My hon. Friend is absolutely right about the importance of people having access to good financial advice. Of course, one thing that students can be advised is that in future, under the coalition's proposals, their monthly repayments on their student loans will be lower than under the current scheme.
The Institute for Fiscal Studies has found that socio-economic disadvantage has already had an impact on academic outcomes by the age of 11, and that disadvantage explains a significant proportion of the gap in HE participation at 19 or 20. Does the Minister agree that simply expecting universities to bridge educational inequalities once they have become entrenched will not work? If so, how does he intend to work with relevant Departments, such as the Department for Work and Pensions and the Department for Education, and with universities as they develop their access programmes, to try to break the link between socio-economic disadvantage in the early years and HE participation once and for all?

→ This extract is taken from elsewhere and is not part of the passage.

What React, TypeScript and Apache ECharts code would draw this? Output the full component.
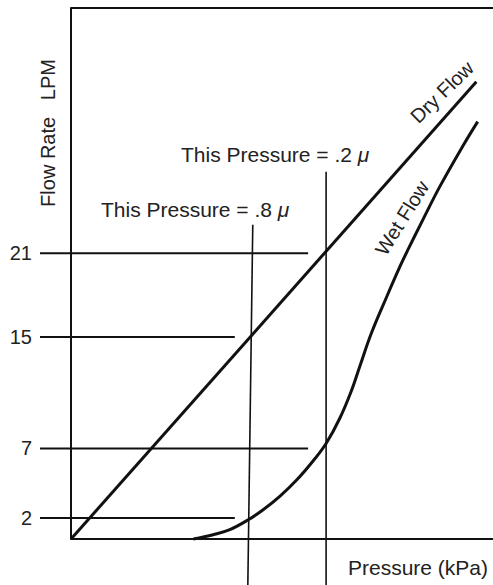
import React, { useEffect, useRef } from "react";
import * as echarts from "echarts";

// Axis ranges (pressure in arbitrary units, flow in LPM)
const X_MIN = -6.9;
const X_MAX = 93.8;
const Y_MIN = 0.5;
const Y_MAX = 38.6;

// Flow-rate tick values (LPM) shown on the y axis
const flowTicks = [2, 7, 15, 21];
// x (pressure) where each horizontal reference line ends
const refLineEnds = [36.4, 52.7, 36.4, 52.7];

// Dry flow: straight line from origin
const dryFlow: number[][] = [
  [0, 0.5],
  [90.1, 33.3],
];

// Wet flow: S-shaped curve
const wetFlow: number[][] = [
  [27.2, 0.5],
  [31.6, 0.81],
  [35.3, 1.17],
  [39.4, 1.88],
  [42.7, 2.6],
  [46.4, 3.56],
  [50.2, 4.75],
  [53.8, 6.1],
  [56.7, 7.35],
  [59.8, 9.2],
  [62.4, 11.2],
  [64.2, 12.9],
  [66.8, 15.3],
  [70.2, 17.9],
  [73.1, 20.04],
  [74.9, 21.26],
  [78.2, 23.4],
  [82.0, 25.8],
  [87.1, 28.7],
  [90.4, 30.45],
];

// Vertical pressure markers
const pressure02: number[][] = [
  [56.7, 26.85],
  [56.7, -2.8],
];
const pressure08: number[][] = [
  [40.4, 23.05],
  [39.3, -2.8],
];

const FONT = "Liberation Sans";
const INK = "#111";

export default function App() {
  const ref = useRef<HTMLDivElement>(null);

  useEffect(() => {
    if (!ref.current) return;
    const chart = echarts.init(ref.current, undefined, { renderer: "svg" });

    const refSeries = flowTicks.map((v, i) => ({
      type: "line",
      name: "ref" + v,
      data: [
        [X_MIN, v],
        [refLineEnds[i], v],
      ],
      symbol: "none",
      clip: false,
      silent: true,
      lineStyle: { color: INK, width: 2 },
    }));

    const frameSeries = [Y_MIN, Y_MAX].map((y, i) => ({
      type: "line",
      name: i === 0 ? "frameBottom" : "frameTop",
      data: [
        [0, y],
        [X_MAX, y],
      ],
      symbol: "none",
      clip: false,
      silent: true,
      lineStyle: { color: INK, width: 2 },
    }));

    const muLabel = (text: string, x: number, y: number) => ({
      type: "text",
      x,
      y,
      style: {
        text,
        fill: "#222",
        fontSize: 21,
        fontFamily: FONT,
        textAlign: "left",
        textVerticalAlign: "middle",
        rich: { mu: { fontStyle: "italic", fontSize: 21, fontFamily: FONT, fill: "#222" } },
      },
    });

    const option: any = {
      animation: false,
      backgroundColor: "#fff",
      grid: {
        left: 40,
        top: 8,
        bottom: 46,
        right: 0,
        show: false,
        outerBoundsMode: "none",
      },
      xAxis: {
        type: "value",
        min: X_MIN,
        max: X_MAX,
        axisLine: { show: false },
        axisTick: { show: false },
        axisLabel: { show: false },
        splitLine: { show: false },
      },
      yAxis: {
        type: "value",
        min: Y_MIN,
        max: Y_MAX,
        axisLine: { show: true, onZero: true, lineStyle: { color: INK, width: 2 } },
        axisTick: { show: false },
        splitLine: { show: false },
        axisLabel: {
          show: true,
          customValues: flowTicks,
          margin: 8,
          color: "#222",
          fontSize: 20,
          fontFamily: FONT,
        },
      },
      series: [
        ...frameSeries,
        ...refSeries,
        {
          type: "line",
          name: "Dry Flow",
          data: dryFlow,
          symbol: "none",
          clip: false,
          lineStyle: { color: INK, width: 3 },
        },
        {
          type: "line",
          name: "Wet Flow",
          data: wetFlow,
          symbol: "none",
          smooth: 0.4,
          clip: false,
          lineStyle: { color: INK, width: 3 },
        },
        {
          type: "line",
          name: ".2 mu",
          data: pressure02,
          symbol: "none",
          clip: false,
          lineStyle: { color: INK, width: 1.6 },
        },
        {
          type: "line",
          name: ".8 mu",
          data: pressure08,
          symbol: "none",
          clip: false,
          lineStyle: { color: INK, width: 1.6 },
        },
      ],
      graphic: [
        muLabel("This Pressure = .2 {mu|μ}", 181, 154),
        muLabel("This Pressure = .8 {mu|μ}", 101, 209),
        {
          type: "text",
          x: 348,
          y: 567,
          style: {
            text: "Pressure (kPa)",
            fill: "#222",
            fontSize: 21,
            fontFamily: FONT,
            textAlign: "left",
            textVerticalAlign: "middle",
          },
        },
        {
          type: "text",
          x: 48,
          y: 133,
          rotation: Math.PI / 2,
          style: {
            text: "Flow Rate   LPM",
            fill: "#222",
            fontSize: 20,
            fontFamily: FONT,
            textAlign: "center",
            textVerticalAlign: "middle",
          },
        },
        {
          type: "text",
          x: 442,
          y: 92,
          rotation: (44 * Math.PI) / 180,
          style: {
            text: "Dry Flow",
            fill: "#222",
            fontSize: 20,
            fontFamily: FONT,
            textAlign: "center",
            textVerticalAlign: "middle",
          },
        },
        {
          type: "text",
          x: 402,
          y: 218,
          rotation: (58 * Math.PI) / 180,
          style: {
            text: "Wet Flow",
            fill: "#222",
            fontSize: 20,
            fontFamily: FONT,
            textAlign: "center",
            textVerticalAlign: "middle",
          },
        },
      ],
    };

    chart.setOption(option);
    return () => chart.dispose();
  }, []);

  return (
    <div
      ref={ref}
      style={{ position: "absolute", left: 0, top: 0, width: 493, height: 585 }}
    />
  );
}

My hon. Friend is absolutely right to say that that problem needs to be tackled at all stages of the educational process, in early years, at school and at university. I am pleased to inform the House today of a new initiative, an excellent collaboration between KPMG and the university of Durham, whereby school leavers will go straight into employment with KPMG while also studying at the university, with their fees paid by KPMG. That is an excellent example of the type of initiative that we want to see.
What assessment has the Minister made of the disconnect between the cuts in higher education funding, particularly in the arts and humanities, and the delayed implementation of the education White Paper, which contains the new funding arrangements? Universities will have cuts before they get the new funding arrangements following that White Paper.

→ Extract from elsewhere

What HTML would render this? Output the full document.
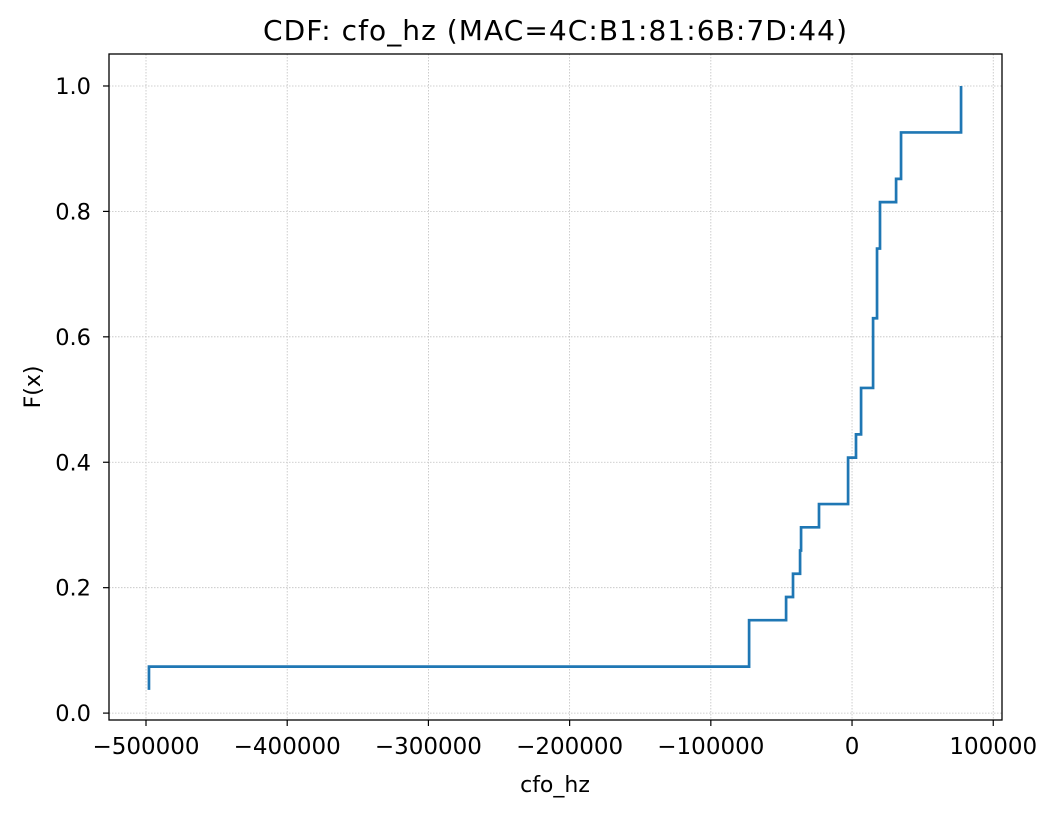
<!DOCTYPE html>
<html><head><meta charset="utf-8"><style>
body{margin:0;background:#fff;}
svg text{font-family:"DejaVu Sans","Liberation Sans",sans-serif;fill:#000;}
</style></head><body>
<svg id="chart" width="1058" height="815">
<text x="555" y="40" font-size="28" textLength="584" lengthAdjust="spacing" text-anchor="middle">CDF: cfo_hz (MAC=4C:B1:81:6B:7D:44)</text>
<g id="grid"></g><g id="ticks"></g><g id="series"></g>
<rect x="109" y="54" width="893" height="666" fill="none" stroke="#000" stroke-width="1.3"/>
<text x="555" y="792" font-size="22" text-anchor="middle">cfo_hz</text>
<text x="40" y="387" font-size="22" text-anchor="middle" transform="rotate(-90 40 387)">F(x)</text>
</svg>
<script>
const cfoValues=[-497900,-497900,-72900,-72900,-46700,-41800,-36800,-36100,-23400,-2800,-2800,2800,6400,6400,14900,14900,14900,17700,17700,17700,19800,19800,31200,34700,34700,77200,77200];
const cdfValues=[1/27,2/27,3/27,4/27,5/27,6/27,7/27,8/27,9/27,10/27,11/27,12/27,13/27,14/27,15/27,16/27,17/27,18/27,19/27,20/27,21/27,22/27,23/27,24/27,25/27,26/27,27/27];
const xTicks=[-500000,-400000,-300000,-200000,-100000,0,100000];
const xTickLabels=["\u2212500000","\u2212400000","\u2212300000","\u2212200000","\u2212100000","0","100000"];
const yTicks=[0,0.2,0.4,0.6,0.8,1.0];
const yTickLabels=["0.0","0.2","0.4","0.6","0.8","1.0"];
const NS="http://www.w3.org/2000/svg";
const L=109,R=1002,T=54,B=720,xmin=-526200,xmax=106200,ymin=-0.011,ymax=1.051;
const sx=v=>L+(v-xmin)/(xmax-xmin)*(R-L);
const sy=v=>B-(v-ymin)/(ymax-ymin)*(B-T);
function mk(tag,attrs,parent){const e=document.createElementNS(NS,tag);for(const k in attrs)e.setAttribute(k,attrs[k]);parent.appendChild(e);return e;}
const grid=document.getElementById('grid'),ticks=document.getElementById('ticks'),series=document.getElementById('series');
xTicks.forEach((v,i)=>{const x=sx(v);
 const g=mk('line',{x1:x,x2:x,y1:T,y2:B,stroke:'#c0c0c0','stroke-width':0.8,'stroke-dasharray':'1.5,1.5'},grid);
 
 
 const t=mk('line',{x1:x,x2:x,y1:B,y2:B+6,stroke:'#000','stroke-width':1.2},ticks);
 
 
 const lb=mk('text',{x:x,y:B+34,'font-size':23,'text-anchor':'middle'},ticks);lb.textContent=xTickLabels[i];
 
 
});
yTicks.forEach((v,i)=>{const y=sy(v);
 const g=mk('line',{x1:L,x2:R,y1:y,y2:y,stroke:'#c0c0c0','stroke-width':0.8,'stroke-dasharray':'1.5,1.5'},grid);
 
 
 const t=mk('line',{x1:L-6,x2:L,y1:y,y2:y,stroke:'#000','stroke-width':1.2},ticks);
 
 
 const lb=mk('text',{x:L-18,y:y+8,'font-size':22.5,'text-anchor':'end'},ticks);lb.textContent=yTickLabels[i];
 
 
});
let d='';
cfoValues.forEach((v,i)=>{const x=sx(v),y=sy(cdfValues[i]);
 if(i===0)d+='M'+x+','+y;else d+='H'+x+'V'+y;});
const p=mk('path',{d:d,fill:'none',stroke:'#1f77b4','stroke-width':2.7},series);


</script>
</body></html>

As I said earlier, it was clear in the grant letter that we sent to the Higher Education Funding Council for England that over the next few years, as the teaching grant income of universities falls, there will be increased income through the graduate contribution scheme. We believe that by the end of this Parliament, universities could well have a higher total income than they have at the moment.
On graduate contributions, can it be right that we are asking students to pay more when some universities have clearly not sorted out their inefficiencies? For example, is it right for Oxford fellows to get a free lunch on the taxpayer?
I think that we in the House have to be careful about free lunches. I do not know about the specific arrangements at Oxford, but I agree with the right hon. Gentleman's wider point and appreciate his experience as a Minister in the Department for Business, Innovation and Skills. We are entitled to expect universities to make efficiency savings. There should be more contracting out; they should hold down their pensions costs-there is a lot that universities should do to hold down their costs. They should not simply pass them on to students in higher fees.
Further to the point on universities, how many children of servicemen and women killed on active duty are expected to be eligible for the new university scholarship scheme?
We obviously do not know, as the years progress, how many children in those tragic circumstances can benefit. I think some estimates suggest that the figure could be 100 a year at the peak of the scheme. Our commitment to the education of the children of servicemen who sadly lost their lives is an important sign of our commitment to maintaining the military covenant.